_Exercise goal_: Take the lines from the one bearing "Clone this chart in Altair." to the one bearing "lab_y = alt.Scale(domain=[0, 23], range=[47, 833.7])", inclusive, and reproduce them exactly; include no other line.

_Supplied material_:

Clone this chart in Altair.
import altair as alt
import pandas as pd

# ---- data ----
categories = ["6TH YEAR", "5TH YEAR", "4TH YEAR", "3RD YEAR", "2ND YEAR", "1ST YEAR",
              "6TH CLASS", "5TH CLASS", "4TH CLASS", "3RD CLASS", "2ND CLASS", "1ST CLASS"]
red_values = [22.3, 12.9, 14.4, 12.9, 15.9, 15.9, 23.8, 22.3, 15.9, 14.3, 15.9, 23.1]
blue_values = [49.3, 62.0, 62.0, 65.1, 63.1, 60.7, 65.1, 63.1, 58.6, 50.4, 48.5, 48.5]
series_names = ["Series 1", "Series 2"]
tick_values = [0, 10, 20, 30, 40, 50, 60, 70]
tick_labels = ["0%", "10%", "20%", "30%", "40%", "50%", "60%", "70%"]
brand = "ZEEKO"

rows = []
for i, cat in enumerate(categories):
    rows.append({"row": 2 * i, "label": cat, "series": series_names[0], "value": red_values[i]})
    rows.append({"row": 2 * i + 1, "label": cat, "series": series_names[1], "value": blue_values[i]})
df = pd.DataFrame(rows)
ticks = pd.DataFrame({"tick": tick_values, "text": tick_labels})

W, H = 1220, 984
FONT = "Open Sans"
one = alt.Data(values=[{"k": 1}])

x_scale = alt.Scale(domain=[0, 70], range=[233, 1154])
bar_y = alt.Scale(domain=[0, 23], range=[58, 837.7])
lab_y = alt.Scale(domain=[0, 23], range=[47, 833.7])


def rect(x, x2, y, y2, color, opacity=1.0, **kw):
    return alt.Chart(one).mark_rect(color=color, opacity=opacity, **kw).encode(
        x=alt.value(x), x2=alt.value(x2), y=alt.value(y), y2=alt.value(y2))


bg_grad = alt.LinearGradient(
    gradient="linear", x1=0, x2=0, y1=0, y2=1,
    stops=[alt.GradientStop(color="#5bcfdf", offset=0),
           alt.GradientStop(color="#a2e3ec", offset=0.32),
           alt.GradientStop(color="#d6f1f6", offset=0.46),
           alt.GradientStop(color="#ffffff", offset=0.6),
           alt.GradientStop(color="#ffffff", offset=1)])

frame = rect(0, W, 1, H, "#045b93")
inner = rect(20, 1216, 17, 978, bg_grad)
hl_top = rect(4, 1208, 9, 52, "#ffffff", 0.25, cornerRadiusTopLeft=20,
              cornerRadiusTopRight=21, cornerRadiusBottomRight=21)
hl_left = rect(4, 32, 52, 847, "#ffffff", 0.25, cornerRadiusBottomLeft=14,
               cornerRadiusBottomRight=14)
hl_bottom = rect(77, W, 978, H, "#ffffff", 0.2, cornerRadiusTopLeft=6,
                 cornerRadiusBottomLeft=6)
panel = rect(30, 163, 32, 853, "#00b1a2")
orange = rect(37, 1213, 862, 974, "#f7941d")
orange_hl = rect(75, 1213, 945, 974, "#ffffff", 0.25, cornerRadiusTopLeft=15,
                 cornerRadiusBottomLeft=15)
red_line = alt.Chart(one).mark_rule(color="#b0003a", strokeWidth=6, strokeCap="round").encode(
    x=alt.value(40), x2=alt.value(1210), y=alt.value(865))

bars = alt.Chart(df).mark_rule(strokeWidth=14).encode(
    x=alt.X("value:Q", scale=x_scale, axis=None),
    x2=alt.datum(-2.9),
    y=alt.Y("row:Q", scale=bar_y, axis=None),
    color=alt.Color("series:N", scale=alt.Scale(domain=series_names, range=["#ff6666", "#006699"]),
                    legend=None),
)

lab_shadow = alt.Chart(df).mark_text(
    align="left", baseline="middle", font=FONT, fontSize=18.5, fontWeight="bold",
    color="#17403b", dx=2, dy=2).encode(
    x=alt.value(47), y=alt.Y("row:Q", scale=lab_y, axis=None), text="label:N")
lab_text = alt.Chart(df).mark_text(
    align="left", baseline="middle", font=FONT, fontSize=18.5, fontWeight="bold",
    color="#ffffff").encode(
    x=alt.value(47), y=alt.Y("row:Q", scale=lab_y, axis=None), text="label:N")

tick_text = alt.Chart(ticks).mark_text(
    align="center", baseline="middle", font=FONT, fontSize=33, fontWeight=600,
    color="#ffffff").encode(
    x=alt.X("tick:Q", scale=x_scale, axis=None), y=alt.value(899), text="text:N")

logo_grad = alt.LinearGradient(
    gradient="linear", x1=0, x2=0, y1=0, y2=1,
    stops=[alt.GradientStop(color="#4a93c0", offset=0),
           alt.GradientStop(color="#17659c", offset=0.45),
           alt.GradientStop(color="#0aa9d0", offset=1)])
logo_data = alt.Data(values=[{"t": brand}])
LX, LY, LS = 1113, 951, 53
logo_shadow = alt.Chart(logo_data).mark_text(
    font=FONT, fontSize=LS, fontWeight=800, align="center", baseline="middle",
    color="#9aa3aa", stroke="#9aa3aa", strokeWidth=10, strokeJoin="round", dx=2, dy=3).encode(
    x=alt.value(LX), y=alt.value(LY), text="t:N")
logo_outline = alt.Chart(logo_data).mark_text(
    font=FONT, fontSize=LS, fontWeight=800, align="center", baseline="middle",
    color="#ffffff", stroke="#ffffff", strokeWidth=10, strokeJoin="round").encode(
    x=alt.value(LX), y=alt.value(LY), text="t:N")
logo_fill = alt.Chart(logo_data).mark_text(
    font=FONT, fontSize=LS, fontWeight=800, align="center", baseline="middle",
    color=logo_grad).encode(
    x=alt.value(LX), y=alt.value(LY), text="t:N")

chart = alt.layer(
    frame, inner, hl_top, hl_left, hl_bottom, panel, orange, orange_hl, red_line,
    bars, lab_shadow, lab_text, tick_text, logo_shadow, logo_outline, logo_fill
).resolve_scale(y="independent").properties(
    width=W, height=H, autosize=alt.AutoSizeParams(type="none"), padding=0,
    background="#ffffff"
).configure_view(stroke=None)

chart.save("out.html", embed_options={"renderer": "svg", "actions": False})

--

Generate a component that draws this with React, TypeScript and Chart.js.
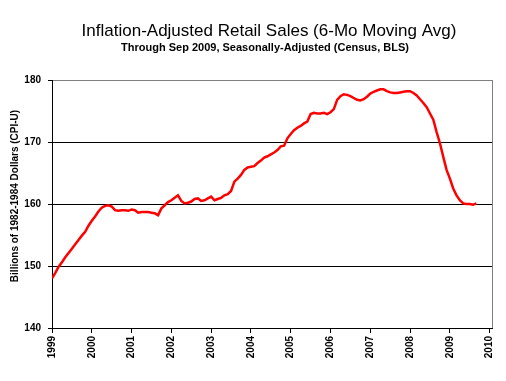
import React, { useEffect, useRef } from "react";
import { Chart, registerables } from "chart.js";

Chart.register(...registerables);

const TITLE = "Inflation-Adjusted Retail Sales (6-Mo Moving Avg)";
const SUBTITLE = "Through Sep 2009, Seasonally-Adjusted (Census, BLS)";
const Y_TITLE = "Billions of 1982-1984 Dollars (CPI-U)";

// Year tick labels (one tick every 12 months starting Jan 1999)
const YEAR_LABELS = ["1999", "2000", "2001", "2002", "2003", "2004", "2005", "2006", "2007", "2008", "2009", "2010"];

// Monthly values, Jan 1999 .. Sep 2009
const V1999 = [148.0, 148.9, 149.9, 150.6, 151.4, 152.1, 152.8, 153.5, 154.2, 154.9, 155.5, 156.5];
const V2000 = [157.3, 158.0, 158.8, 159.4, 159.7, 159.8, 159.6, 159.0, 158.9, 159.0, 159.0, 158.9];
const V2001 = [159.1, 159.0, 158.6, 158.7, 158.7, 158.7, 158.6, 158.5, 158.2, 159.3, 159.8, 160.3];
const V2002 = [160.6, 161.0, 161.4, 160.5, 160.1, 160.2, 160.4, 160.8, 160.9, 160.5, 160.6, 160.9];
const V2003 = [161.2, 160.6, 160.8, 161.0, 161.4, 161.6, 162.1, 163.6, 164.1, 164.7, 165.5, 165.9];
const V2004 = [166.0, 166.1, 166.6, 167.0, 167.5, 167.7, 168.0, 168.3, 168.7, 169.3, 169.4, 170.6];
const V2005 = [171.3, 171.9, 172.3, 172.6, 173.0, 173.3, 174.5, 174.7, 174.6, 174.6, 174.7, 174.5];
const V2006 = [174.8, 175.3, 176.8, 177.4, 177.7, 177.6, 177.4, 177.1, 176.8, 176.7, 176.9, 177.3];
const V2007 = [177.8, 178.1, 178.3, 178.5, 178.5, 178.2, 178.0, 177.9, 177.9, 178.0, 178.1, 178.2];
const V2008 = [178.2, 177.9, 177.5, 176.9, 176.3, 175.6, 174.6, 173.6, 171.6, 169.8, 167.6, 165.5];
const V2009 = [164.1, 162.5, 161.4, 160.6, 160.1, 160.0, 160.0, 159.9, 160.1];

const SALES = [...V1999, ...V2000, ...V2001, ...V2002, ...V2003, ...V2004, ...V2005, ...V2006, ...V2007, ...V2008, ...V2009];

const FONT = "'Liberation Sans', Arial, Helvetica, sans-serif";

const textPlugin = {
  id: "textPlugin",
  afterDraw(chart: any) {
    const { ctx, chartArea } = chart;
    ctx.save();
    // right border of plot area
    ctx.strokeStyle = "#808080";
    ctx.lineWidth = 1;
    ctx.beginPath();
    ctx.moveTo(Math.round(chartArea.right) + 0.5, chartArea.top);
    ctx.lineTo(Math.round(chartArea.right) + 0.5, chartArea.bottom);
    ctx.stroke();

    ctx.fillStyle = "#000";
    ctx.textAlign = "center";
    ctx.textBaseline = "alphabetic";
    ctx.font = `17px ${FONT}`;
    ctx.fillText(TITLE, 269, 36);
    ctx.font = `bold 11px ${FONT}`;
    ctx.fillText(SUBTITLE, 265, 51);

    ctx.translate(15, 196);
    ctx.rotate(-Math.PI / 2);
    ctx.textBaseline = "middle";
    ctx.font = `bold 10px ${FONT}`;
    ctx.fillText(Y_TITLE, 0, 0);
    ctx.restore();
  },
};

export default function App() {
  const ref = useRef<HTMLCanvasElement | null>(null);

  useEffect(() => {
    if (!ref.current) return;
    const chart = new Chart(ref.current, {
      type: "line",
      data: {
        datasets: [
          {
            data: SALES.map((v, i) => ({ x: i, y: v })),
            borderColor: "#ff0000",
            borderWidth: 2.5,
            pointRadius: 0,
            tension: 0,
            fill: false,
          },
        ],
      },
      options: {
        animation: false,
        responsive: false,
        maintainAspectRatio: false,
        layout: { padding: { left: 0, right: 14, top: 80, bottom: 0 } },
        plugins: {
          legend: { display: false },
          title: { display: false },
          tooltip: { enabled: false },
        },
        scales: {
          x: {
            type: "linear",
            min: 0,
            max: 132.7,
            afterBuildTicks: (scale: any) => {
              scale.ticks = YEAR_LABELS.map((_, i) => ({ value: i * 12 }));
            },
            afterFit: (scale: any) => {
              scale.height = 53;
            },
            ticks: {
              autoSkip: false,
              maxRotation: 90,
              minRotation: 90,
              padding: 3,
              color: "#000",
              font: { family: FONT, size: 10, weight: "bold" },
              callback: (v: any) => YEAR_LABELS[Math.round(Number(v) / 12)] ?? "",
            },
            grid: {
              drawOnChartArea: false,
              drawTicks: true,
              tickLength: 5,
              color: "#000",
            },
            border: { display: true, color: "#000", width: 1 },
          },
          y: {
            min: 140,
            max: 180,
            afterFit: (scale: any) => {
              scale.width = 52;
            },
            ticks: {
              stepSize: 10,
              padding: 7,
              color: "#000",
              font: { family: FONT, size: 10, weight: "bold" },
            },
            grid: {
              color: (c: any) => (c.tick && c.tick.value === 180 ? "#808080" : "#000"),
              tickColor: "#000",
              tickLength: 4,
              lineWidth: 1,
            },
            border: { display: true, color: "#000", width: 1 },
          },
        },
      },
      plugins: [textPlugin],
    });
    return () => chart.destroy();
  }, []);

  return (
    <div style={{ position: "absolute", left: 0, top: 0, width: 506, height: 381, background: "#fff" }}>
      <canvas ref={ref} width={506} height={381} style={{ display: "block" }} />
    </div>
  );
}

==

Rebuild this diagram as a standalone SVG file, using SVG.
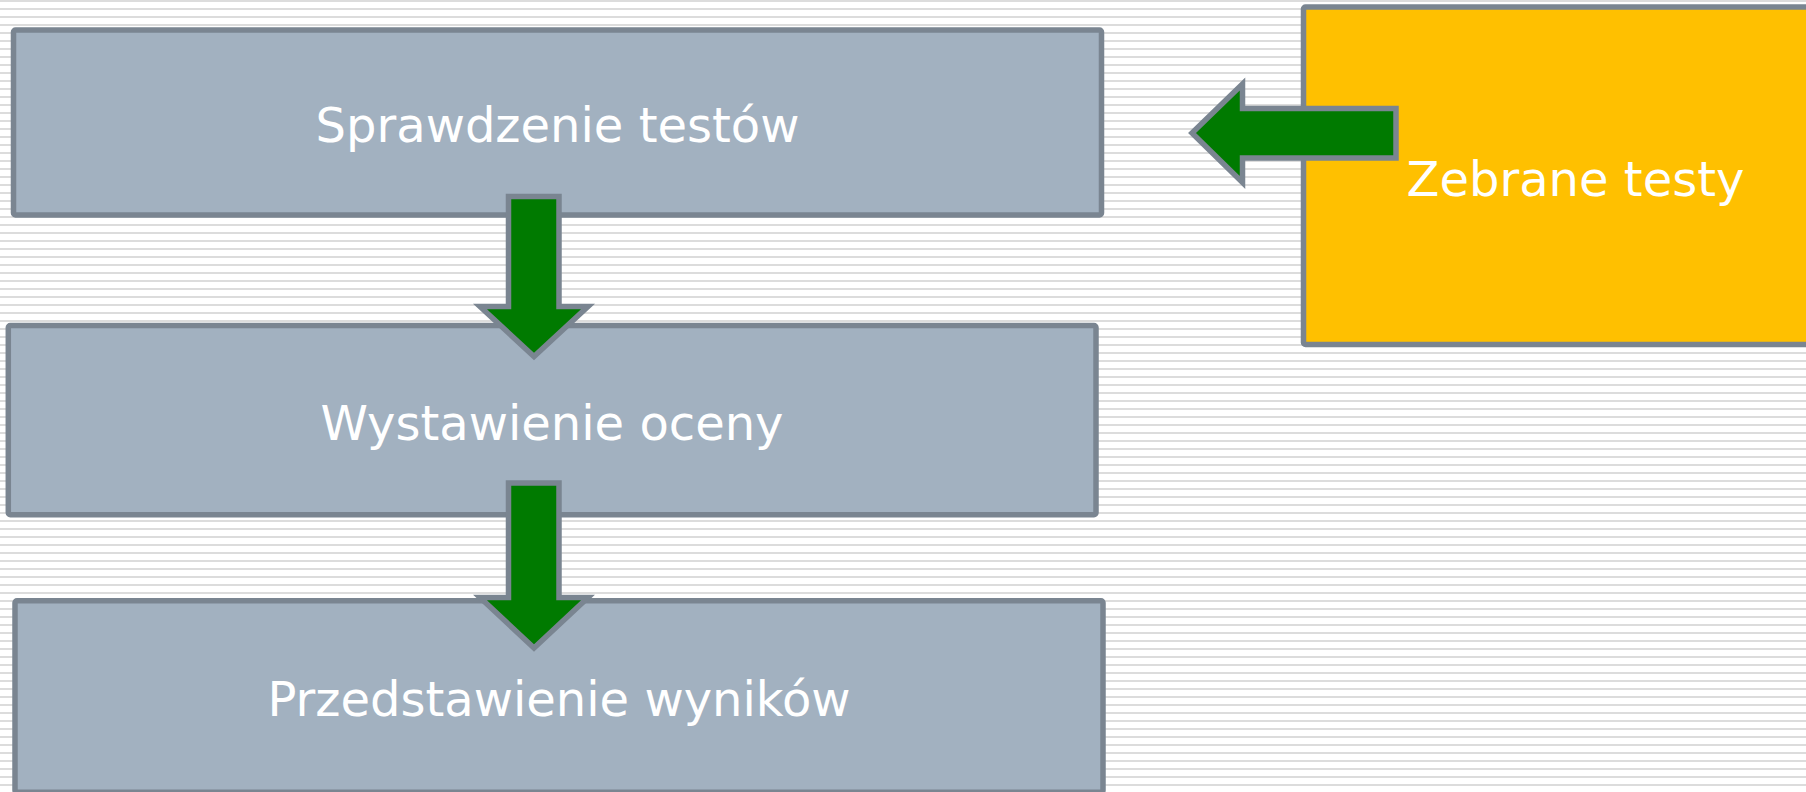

_Answer to the problem_:
Clone this chart in Altair.
import altair as alt
import pandas as pd

# ---- data ----
categories = ["6TH YEAR", "5TH YEAR", "4TH YEAR", "3RD YEAR", "2ND YEAR", "1ST YEAR",
              "6TH CLASS", "5TH CLASS", "4TH CLASS", "3RD CLASS", "2ND CLASS", "1ST CLASS"]
red_values = [22.3, 12.9, 14.4, 12.9, 15.9, 15.9, 23.8, 22.3, 15.9, 14.3, 15.9, 23.1]
blue_values = [49.3, 62.0, 62.0, 65.1, 63.1, 60.7, 65.1, 63.1, 58.6, 50.4, 48.5, 48.5]
series_names = ["Series 1", "Series 2"]
tick_values = [0, 10, 20, 30, 40, 50, 60, 70]
tick_labels = ["0%", "10%", "20%", "30%", "40%", "50%", "60%", "70%"]
brand = "ZEEKO"

rows = []
for i, cat in enumerate(categories):
    rows.append({"row": 2 * i, "label": cat, "series": series_names[0], "value": red_values[i]})
    rows.append({"row": 2 * i + 1, "label": cat, "series": series_names[1], "value": blue_values[i]})
df = pd.DataFrame(rows)
ticks = pd.DataFrame({"tick": tick_values, "text": tick_labels})

W, H = 1220, 984
FONT = "Open Sans"
one = alt.Data(values=[{"k": 1}])

x_scale = alt.Scale(domain=[0, 70], range=[233, 1154])
bar_y = alt.Scale(domain=[0, 23], range=[58, 837.7])
lab_y = alt.Scale(domain=[0, 23], range=[47, 833.7])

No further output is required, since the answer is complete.